Lexicographic fairness in WDM optical cross-connects

We consider fair allocation of sessions at the outputs of optical cross-connects employing wavelength division multiplexing (WDM). Each session consists of traffic on one or more wavelengths (channels). We identify lexicographic fairness as the most appropriate fairness criterion that is relevant to this setting. Achieving a fair lexicographic solution, commonly referred to as lexicographic optimality (LEX), is trivial and polynomial-time computable when any incoming wavelength can be converted to any outgoing wavelength (full conversion). This is not apparent in the practical and realistic case of limited conversion. We prove that LEX is also polynomial-time computable for the limited conversion case by reducing the problem to a min-cost max-flow optimization objective in network flows.

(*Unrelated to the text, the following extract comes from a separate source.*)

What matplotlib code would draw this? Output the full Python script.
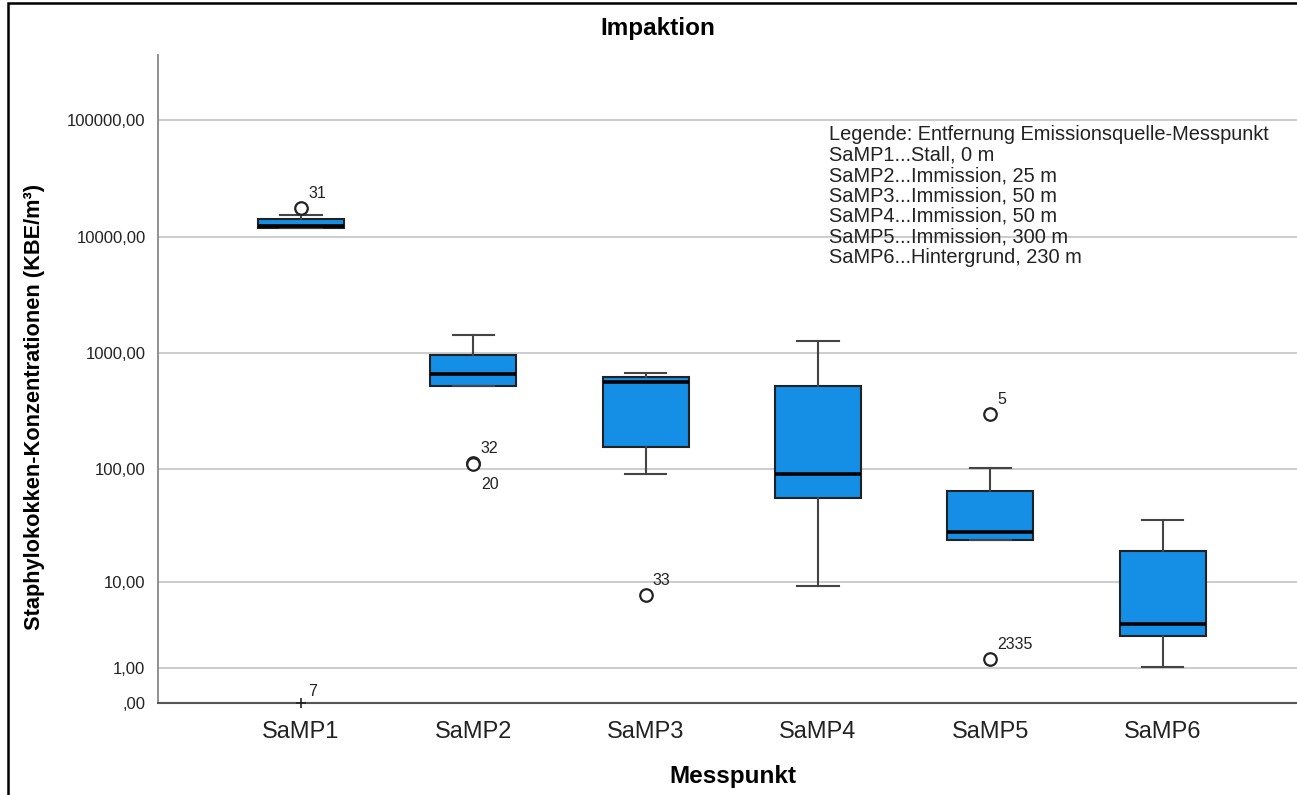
import numpy as np
import matplotlib
matplotlib.use("Agg")
import matplotlib.pyplot as plt
from matplotlib.patches import Rectangle

plt.rcParams['font.family'] = ['Liberation Sans', 'DejaVu Sans']

# box statistics (KBE/m3)
groups = ['SaMP1', 'SaMP2', 'SaMP3', 'SaMP4', 'SaMP5', 'SaMP6']
q1 = [11850, 523, 155, 56.6, 24.1, 2.76]
med = [12300, 659, 566, 91, 28.4, 3.76]
q3 = [14150, 959, 620, 523, 64.5, 19.1]
wlo = [11850, 523, 91, 9.14, 24.1, 1.05]
whi = [15310, 1432, 680, 1264, 102.6, 35.9]

# single cases: group index, value, case id, below?
out_grp = [0, 1, 1, 2, 4, 4]
out_val = [17590, 114, 111, 7.39, 298, 1.37]
out_lab = ['31', '32', '20', '33', '5', '2335']
out_below = [False, False, True, False, False, False]
ext_grp = [0]
ext_val = [0.0]
ext_lab = ['7']

yticks = [0, 1, 10, 100, 1000, 10000, 100000]
ytick_labels = [',00', '1,00', '10,00', '100,00', '1000,00', '10000,00', '100000,00']

legend_lines = ['Legende: Entfernung Emissionsquelle-Messpunkt',
                'SaMP1...Stall, 0 m',
                'SaMP2...Immission, 25 m',
                'SaMP3...Immission, 50 m',
                'SaMP4...Immission, 50 m',
                'SaMP5...Immission, 300 m',
                'SaMP6...Hintergrund, 230 m']

W, H = 1297, 795
fig = plt.figure(figsize=(W / 100, H / 100), dpi=100)
ax = fig.add_axes([158 / W, 1 - 703 / H, 1 - 158 / W, (703 - 55) / H])

def fwd(x):
    return np.log10(np.clip(x, 0, None) + 1)

def inv(y):
    return 10 ** y - 1

ax.set_yscale('function', functions=(fwd, inv))

pos = np.arange(1, len(groups) + 1)
stats = []
for i, g in enumerate(groups):
    stats.append(dict(label=g, med=med[i], q1=q1[i], q3=q3[i],
                      whislo=wlo[i], whishi=whi[i], fliers=[]))

ax.bxp(stats, positions=pos, widths=0.5, capwidths=0.24, patch_artist=True,
       showfliers=False,
       boxprops=dict(facecolor='#158ee6', edgecolor='#222222', linewidth=1.5),
       medianprops=dict(color='black', linewidth=2.6),
       whiskerprops=dict(color='#444444', linewidth=1.5),
       capprops=dict(color='#444444', linewidth=1.5),
       zorder=3)

ox = [pos[g] for g in out_grp]
ax.plot(ox, out_val, 'o', ms=9, mfc='white', mec='#222222', mew=1.6,
        zorder=4, clip_on=False)
for x, v, lab, below in zip(ox, out_val, out_lab, out_below):
    if below:
        ax.annotate(lab, (x, v), xytext=(6, -9), textcoords='offset points',
                    fontsize=11.5, va='top', ha='left', color='#222222')
    else:
        ax.annotate(lab, (x, v), xytext=(5, 5), textcoords='offset points',
                    fontsize=11.5, va='bottom', ha='left', color='#222222')

ex = [pos[g] for g in ext_grp]
ax.plot(ex, ext_val, marker='+', ms=7, color='#222222', mew=1.2,
        ls='none', zorder=4, clip_on=False)
for x, v, lab in zip(ex, ext_val, ext_lab):
    ax.annotate(lab, (x, v), xytext=(5, 3), textcoords='offset points',
                fontsize=11.5, va='bottom', ha='left', color='#222222')

ax.set_xlim(0.17, 6.78)
ax.set_ylim(0, 361000)
ax.set_yticks(yticks)
ax.set_yticklabels(ytick_labels)
ax.yaxis.set_minor_locator(matplotlib.ticker.NullLocator())
ax.set_xticks(pos)
ax.set_xticklabels(groups)
ax.tick_params(axis='y', length=0, pad=9, labelsize=12, labelcolor='#222222')
ax.tick_params(axis='x', length=0, pad=13, labelsize=17, labelcolor='#222222')
ax.grid(axis='y', color='#c8c8c8', linewidth=1.3, zorder=0)
ax.set_axisbelow(True)
for s in ['top', 'right']:
    ax.spines[s].set_visible(False)
ax.spines['left'].set_color('#888888')
ax.spines['left'].set_linewidth(1.3)
ax.spines['bottom'].set_color('#555555')
ax.spines['bottom'].set_linewidth(1.5)

fig.text(658 / W, 1 - 28 / H, 'Impaktion', ha='center', va='center',
         fontsize=17.5, fontweight='bold')
fig.text(733 / W, 1 - 776 / H, 'Messpunkt', ha='center', va='center',
         fontsize=17.5, fontweight='bold')
fig.text(35 / W, 1 - 407 / H, 'Staphylokokken-Konzentrationen (KBE/m³)',
         ha='center', va='center', rotation=90, fontsize=15.7,
         fontweight='bold')
fig.text(829 / W, 1 - 125 / H, '\n'.join(legend_lines), ha='left', va='top',
         fontsize=14.4, linespacing=1.1, color='#222222')

# outer frame of the exported picture
fig.add_artist(Rectangle((8 / W, -0.02), 1.02, 1.02 - 2.5 / H,
                         transform=fig.transFigure, fill=False,
                         edgecolor='black', linewidth=1.8))

fig.savefig('out.png', dpi=100)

We also motivate, formulate and solve a stronger variant of lexicographic optimality that we refer to as worst-case fair lexicographic optimal (W-LEX). Although our effective setting is an optimization problem in bipartite graphs (the request graph is bipartite), the network-flow based algorithms are applicable to unit capacity graphs in general. Further, we provide fast polynomial-time algorithms that furnish solutions for LEX and the W-LEX optimality problems for arbitrary bipartite graphs (i.e. arbitrary wavelength-conversion rules) and are computationally less expensive than network-flow methods. Finally we report simulation results to validate our findings.